Ross is absolutely correct. Trump launched his presidential campaign last year with the lie that Mexico was sending people to America who were “bringing crime” and were “rapists.” And of course Trump later commented, “I love” the Hispanics, calling them “incredible people.”
Trump also followed that very roadmap with Muslims, calling for a “total and complete ban of Muslims” entering America, stating that “Islam hates us” and calling for surveillance of Muslim Americans. And true to form, Trump later told us, “I love the Muslims. I think they are great people.”
Well thankfully the members of the 1993 congressional committee were not as easy as a pushover for Trump as GOP primary voters in 2016. Trump was immediately pressed by subcommittee chair Rep Bill Richardson (D-NM) on why hasn’t he reported this alleged widespread crime ring at the Indian casinos to the FBI. Trump stunningly responded, “That's not my job.”
The reality is that Trump can’t report something that doesn’t exist. As Jim Moody, the FBIs’ then chief for the organized crime/drug operation testified, there was no evidence to support Trump’s outrageous claims. And a Justice Department lawyer added, “To date there has not been a widespread or successful effort by organized crime to infiltrate Indian gaming operations."
Rep. George Miller (D-CA) then unloaded on Trump: "In the 19 years I have been on this committee, I have never seen such irresponsible remarks.” He added, “You have cast on the Indians in this country a blanket indictment that organized crime is rampant. You don't know this; you suspect this."
The criticism of Trump by the Native Americans leaders at the hearing was just as swift. They called Trump’s lies about them “economic racism.” Tim Wapato, the then-executive director of the National Indian Gaming Association, remarked that "Congress must not allow itself to be used to implement the racist agenda” of a “greedy commercial gaming” tycoon.
But Trump was not done with his slandering of the Native Americans in pursuit of profit.

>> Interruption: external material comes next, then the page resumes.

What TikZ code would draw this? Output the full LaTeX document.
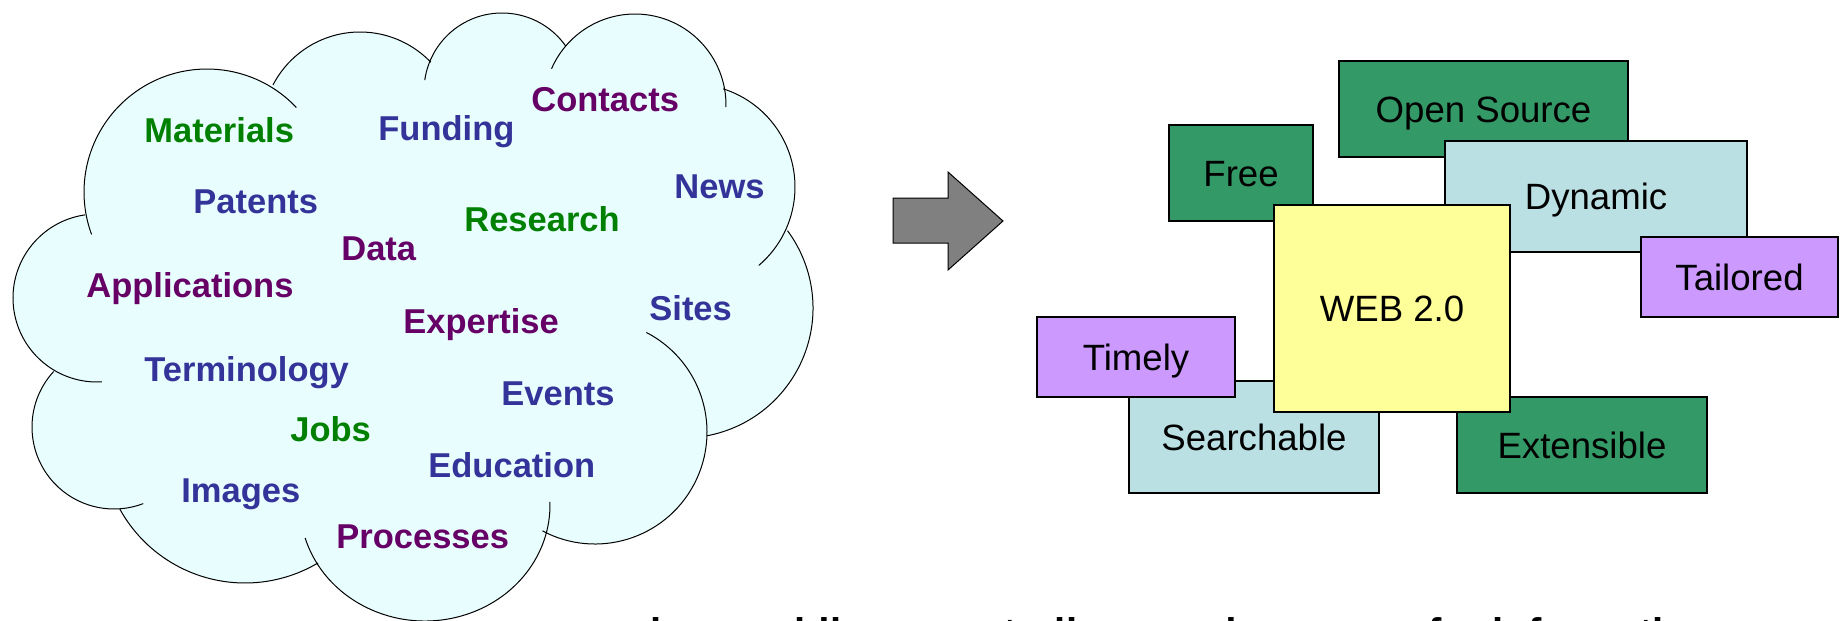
\documentclass[tikz,border=0pt]{standalone}
\usepackage{fontspec}
\setmainfont{Liberation Sans}
\definecolor{wordgreen}{RGB}{0,128,0}
\definecolor{wordblue}{RGB}{51,51,153}
\definecolor{wordpurple}{RGB}{102,0,102}
\definecolor{cloudfill}{RGB}{232,253,253}
\definecolor{boxgreen}{RGB}{51,153,102}
\definecolor{boxblue}{RGB}{187,224,227}
\definecolor{boxpurple}{RGB}{204,153,255}
\definecolor{boxyellow}{RGB}{255,255,153}
\newcommand{\wordfont}{\fontsize{17.25pt}{20pt}\selectfont\bfseries}
\newcommand{\boxfont}{\fontsize{18.3pt}{22pt}\selectfont}
\tikzstyle{word} = [inner sep=0pt, anchor=base west, font=\wordfont]
\tikzstyle{gword} = [word, text=wordgreen]
\tikzstyle{bword} = [word, text=wordblue]
\tikzstyle{pword} = [word, text=wordpurple]
\tikzstyle{tag} = [rectangle, draw=black, line width=0.9pt, inner sep=0pt, text centered, text height=13.1pt, text depth=0pt, font=\boxfont]
\tikzstyle{greentag} = [tag, fill=boxgreen]
\tikzstyle{bluetag} = [tag, fill=boxblue]
\tikzstyle{purpletag} = [tag, fill=boxpurple]
\tikzstyle{yellowtag} = [tag, fill=boxyellow]
\tikzstyle{cloudline} = [draw=black, line width=0.5pt]
\tikzstyle{blockarrow} = [draw=black, fill=black!50, line width=0.5pt, line join=miter]

\begin{document}
\begin{tikzpicture}[x=0.5pt, y=-0.5pt]
\useasboundingbox (0,0) rectangle (1847,621);
\clip (0,0) rectangle (1847,621);

% cloud
\fill[cloudfill] (85,215) -- (52,370) -- (120,509) -- (318,563) -- (543,530) -- (707,436) -- (788,230) -- (723,89) -- (567,45) -- (430,63) -- (273,85) -- cycle;
\foreach \cx/\cy/\rx/\ry/\a/\b in {207/192/123/123/-43.4/-200.2, 360/130/98/98/-43.7/-152.6, 502/91/78/78/-35.3/-172, 635/105/91/91/1.3/-156.5, 692/187/103/103/49.6/-72.4, 683/308/130/130/79.4/-36.5, 595/432/112/112/118/-62.7, 425/505/125/116/163.5/-1.5, 97/298/84/84/-98.2/-273.4, 114/427/82/82/-137.4/-290.9, 245/440/143/143/-208.9/-300.7}
  \fill[cloudfill] (\cx,\cy) ellipse [x radius=\rx, y radius=\ry];
\foreach \cx/\cy/\rx/\ry/\a/\b in {207/192/123/123/-43.4/-200.2, 360/130/98/98/-43.7/-152.6, 502/91/78/78/-35.3/-172, 635/105/91/91/1.3/-156.5, 692/187/103/103/49.6/-72.4, 683/308/130/130/79.4/-36.5, 595/432/112/112/118/-62.7, 425/505/125/116/163.5/-1.5, 97/298/84/84/-98.2/-273.4, 114/427/82/82/-137.4/-290.9, 245/440/143/143/-208.9/-300.7}
  \draw[cloudline] ([shift={(\a:{\rx} and {\ry})}]\cx,\cy) arc [start angle=\a, end angle=\b, x radius=\rx, y radius=\ry];

\node (materials) [gword] at (144,142) {Materials};
\node (funding) [bword] at (378,140) {Funding};
\node (contacts) [pword] at (531,111) {Contacts};
\node (news) [bword] at (674,198) {News};
\node (patents) [bword] at (193,213) {Patents};
\node (research) [gword] at (464,231) {Research};
\node (data) [pword] at (341,260) {Data};
\node (applications) [pword] at (86,297) {Applications};
\node (expertise) [pword] at (403,333) {Expertise};
\node (sites) [bword] at (649,320) {Sites};
\node (terminology) [bword] at (144,381) {Terminology};
\node (events) [bword] at (501,405) {Events};
\node (jobs) [gword] at (290,441) {Jobs};
\node (education) [bword] at (428,477) {Education};
\node (images) [bword] at (181,502) {Images};
\node (processes) [pword] at (336,548) {Processes};

\filldraw[blockarrow] (893,198) -- (948,198) -- (948,172) -- (1003,221) -- (948,270) -- (948,243) -- (893,243) -- cycle;

\node (opensrc) [greentag, minimum width=144.5pt, minimum height=48pt] at (1483.5,109) {Open Source};
\node (dynamic) [bluetag, minimum width=151pt, minimum height=55.5pt] at (1596,196.5) {Dynamic};
\node (tailored) [purpletag, minimum width=98.5pt, minimum height=40pt] at (1739.5,277) {Tailored};
\node (free) [greentag, minimum width=72pt, minimum height=48pt] at (1241,173) {Free};
\node (searchable) [bluetag, minimum width=125pt, minimum height=56pt] at (1254,437) {Searchable};
\node (timely) [purpletag, minimum width=99pt, minimum height=40pt] at (1136,357) {Timely};
\node (extensible) [greentag, minimum width=125pt, minimum height=48pt] at (1582,445) {Extensible};
\node (web) [yellowtag, minimum width=118pt, minimum height=103.5pt] at (1392,308.5) {WEB 2.0};

\node (source) [anchor=base west, inner sep=0pt, font=\fontsize{20pt}{24pt}\selectfont\bfseries] at (650,646) {by providing a centrally owned resource for information};

\end{tikzpicture}
\end{document}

In 2000, with the help of his long time friend/lobbyist Roger Stone, Trump secretly funded an ad campaign claiming that the St. Regis Mohawk Indian tribe was involved in organized crime. Why would he do that? Well, because Trump wanted to stop the St. Regis Mohawk Indians from opening a casino in New York State that would compete with Trump’s casinos. Of course there was no factual support for Trump’s claim that this Indian tribe was involved in organized crime and tribal leaders were understandably outraged.
The problem for Trump was that his secret plot to demonize the St. Regis Mohawks was discovered by the New York state lobbying commission. Consequently, Trump and Stone paid $250,000 in fines for failing to disclose, as required by law, that they had financed the negative ads.
And we have seen Trump ridicule Native Americans during this presidential campaign. As Ross explained, Trump’s “badgering of Elizabeth Warren as ‘Pocahontas’ is simply the continuation of his pattern of racist bullying.”
To those Trump supporters who think Trump is a breath of fresh air, they are wrong. Trump’s been employing the same hateful playbook for over 20 years—he just changed the minority groups he’s targeting to help him in the election. Who knows what other minority groups Trump will demonize in pursuit of personal gain going forward? And let’s hope we never have to deal with Trump using the office of President of the United States to engage in more of this un-American bullshit.